To obtain and install that repo just give

#yum install epel-release-latest-7.noarch.rpm

Now we're ready for Nginx. On my CentOS server to install I just give the command:

#yum install nginx

 Now if you just navigate to /etc/nginx you can see the nginx.conf which is the main configuration file.


Nginx as a web server

We can start with the case which Nginx is used as a simple webserver. The basic configuration inside the nginx.conf is the following:


http {
    log_format  main  '$remote_addr - $remote_user [$time_local] "$request" '
                      '$status $body_bytes_sent "$http_referer" '
                      '"$http_user_agent" "$http_x_forwarded_for"';
                       access_log  /var/log/nginx/access.log  main;
         server{
 #server stanza configuration section
         }
        }


The http stanza contains some default information about logging and the server block information which goes as follows:

  server {
        listen       80 default_server;
       
        root         /usr/share/nginx/html;

        error_page 404 /404.html;
            location = /40x.html {
        }

        error_page 500 502 503 504 /50x.html;
            location = /50x.html {
        }
    }

Here the "listen" directive defines the listening port of the web server,  root the root html directory of the web server, location and at last there are some default error pages defined to be displayed in case of an HTTP error request.


Nginx as a reverse proxy

Now we want to use the Nginx so that it can handle all incoming http requests and distribute them among the servers in the insight network. So on the main nginx.conf inside the server stanza we add the  following:

server_name mywebserver.com

location /uri/path/ {
                  proxy pass http://mywebserver.local;
                              }

The "server_name" directive is essential if you have multiple servers, with different server-names apparently. If this is defined ,Nginx processes  the host header according to the configuration stated below server_name.
"location" directive checks the request URI, and forwards all the requests to the address specified by "proxy_pass" directive". In that case where mywebserver.local you can also put IP address and port e.g: 192.168.1.200:8080.


Nginx as a load balancer

As it was mentioned above Nginx can be a very effective load balancer using several different load balancing algorithms (round robin by default). So to set up a simple load balancer, on the nginx.conf, we must go under the http stanza configuration and give the following:


    upstream mywebsite {
        server mywebserver1.com;
        server mywebserver2.com;
        server mywebserver3.com;
        server mywebserver4.com;
    }



All the magic here is been done by the upstream directive which defines the upstream servers where the traffic is distributed. Those servers are listed below defined by the classic server directive. By default uses the round robin algorithm but you can simply change that , by adding under the upstream directive.

least conn; 

for the least connected load balancing or

ip hash;  

for ip hash load balancing.


Nginx SSL 

It is essential to use https in your server http is insecure, obsolete and is going to be abandoned soon. You can count on Nginx to handle all the SSL procedure whether is a webserver or a proxy. To do this under the server stanza on the main configuration you need to add the following lines.

listen   443;

ssl    on;
ssl_certificate    /etc/nginx/conf/mywebsite.com-bundle.crt
ssl_certificate_key    /etc/nginx/conf/mywebsite.key;

Now the "listen" directive is on 443 (SSL), it follows the "SSL on", and then we simply declare the directory that we hold the SSL bundle certificate and the SSL key.

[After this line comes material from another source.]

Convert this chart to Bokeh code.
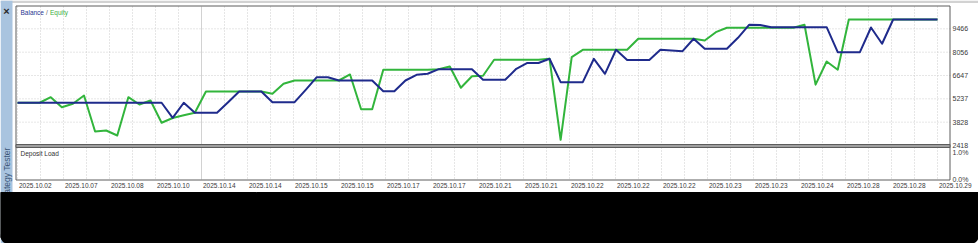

Nginx management and control.

After every configuration change you have to restart the nginx service in order for that to be applied, to do this simply give:

# systemctl restart nginx

But..beware, you have to be very sure that your configuration is correct otherwise the server will fail to start resulting your website or websites to be down. To avoid this you have the option to test your configuration before the restart by giving.

# nginx -t

You can also apply your configuration changes without restarting by giving.

# nginx -s reload

And don't forget to make sure that you have Nginx to run on system startup.